Con esa pena con la que salió de tienda Disney nos fuimos a una de las cervecerías de Los Arcos, a ver si podíamos tomar un plato combinado. Era tan temprano (siete y media largas) que la cocina no estaba abierta. Así que siempre nos queda McDonald’s. Con poquita gente, pero… En fin, una vez comprados los menús (infantiles para los niños, grandes para nosotros) ya nos pudimos dedicar a comer. La mesa era cuadrada. Ángel estaba frente a mi y al lado de Eva, y a mi lado (y enfrente de Eva) estaba Carlos. Ángel y yo pegados a la pared. Carlos había pedido “pollo empanado” que quedó traducido en nuggets de pollo. No tuvo problemas y fue comiendo más o menos bien, dentro de que la pena por el helicóptero y el cansancio hacía mella en todo su comportamiento.
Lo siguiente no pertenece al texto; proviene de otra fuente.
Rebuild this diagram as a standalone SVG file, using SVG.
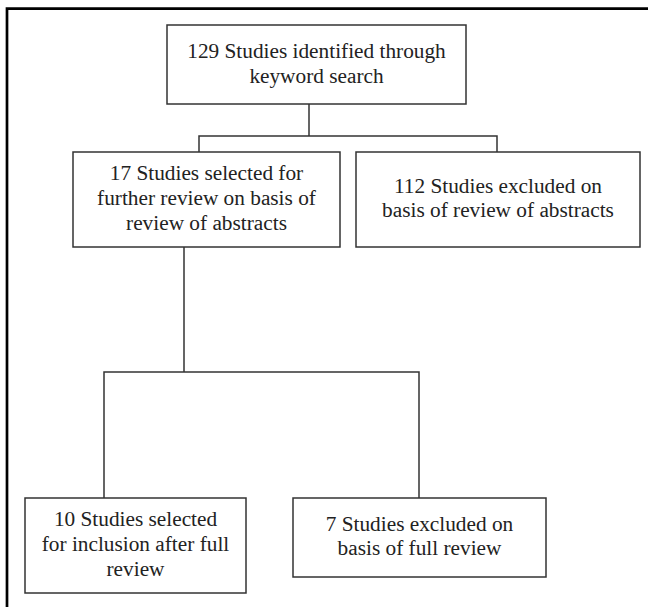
<svg xmlns="http://www.w3.org/2000/svg" width="648" height="607" viewBox="0 0 648 607">
<style>
.box{fill:#fff;stroke:#333;stroke-width:1.5}
.t{font-family:"Liberation Serif","Times New Roman",serif;font-size:21.3px;fill:#222;text-anchor:middle}
.c{fill:none;stroke:#333;stroke-width:1.5}
.frame{fill:none;stroke:#000;stroke-width:2.7}
</style>
<rect width="648" height="607" fill="#fff"/>
<path class="frame" d="M7 607 V8.7 H648"/>
<g id="connectors">
<path class="c" d="M309 104 V136 M199 152 V136 H497 V152"/>
<path class="c" d="M184 247 V372 M104 498 V372 H419 V498"/>
</g>
<g id="n1"><rect class="box" x="167" y="25" width="299" height="79"/>
<text class="t" x="316.5" y="58">129 Studies identified through</text>
<text class="t" x="316.5" y="83">keyword search</text></g>
<g id="n2"><rect class="box" x="73" y="152" width="267" height="95"/>
<text class="t" x="206.5" y="180">17 Studies selected for</text>
<text class="t" x="206.5" y="205">further review on basis of</text>
<text class="t" x="206.5" y="230">review of abstracts</text></g>
<g id="n3"><rect class="box" x="356" y="152" width="284" height="95"/>
<text class="t" x="498" y="193">112 Studies excluded on</text>
<text class="t" x="498" y="217">basis of review of abstracts</text></g>
<g id="n4"><rect class="box" x="25" y="498" width="221" height="95"/>
<text class="t" x="135.5" y="526">10 Studies selected</text>
<text class="t" x="135.5" y="551">for inclusion after full</text>
<text class="t" x="135.5" y="576">review</text></g>
<g id="n5"><rect class="box" x="293" y="498" width="253" height="79"/>
<text class="t" x="419.5" y="531">7 Studies excluded on</text>
<text class="t" x="419.5" y="555">basis of full review</text></g>
</svg>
Ángel atacaba con pocas ganas una hamburguesa infantil. De pronto me mira fijamente, con los ojos como platos y ligeramente humedecidos: “Papá, me hago caca”. Y dicho y hecho. Lo había vuelto a hacer. Se había cagado encima. Pero la vez de Chipiona, en previsión, Eva se había pertrechado de algunas cosas, tipo toallitas y recambios. Pero hoy no había nada de eso. Así que decidimos terminar de comer buenamente y salir sin prisa pero sin pausa del local. Eva comentó lo sucedido a una de las encargadas de la limpieza, que se apresuró a limpiar la silla, que se había quedado ligeramente humedecida. Por la reacción de la chica no parecía que fuera la primera vez. Así que ya tenéis otra cosa en que pensar cuando os sentéis en una silla de McDonald’s.

Buscando, buscando, encontramos un cuarto de baño en el nivel del aparcamiento. Eva entró, limpió a Ángel, metió la ropa sucia en una cajita de cartón del menú infantil, y salió con el niño desnudo de cintura para abajo del servicio. Mientras yo había colocado el coche lo más cerca posible de esa puerta y preparado la sillita para tal evento, cubriéndola con plástico.

Y no acabó aquí la tarde. Mi padre nos había requerido para trasladar su silla de la oficina (que es suya) a su casa, y ya aprovechamos para hacer un poco más de mudanza. Pero eso es otra historia.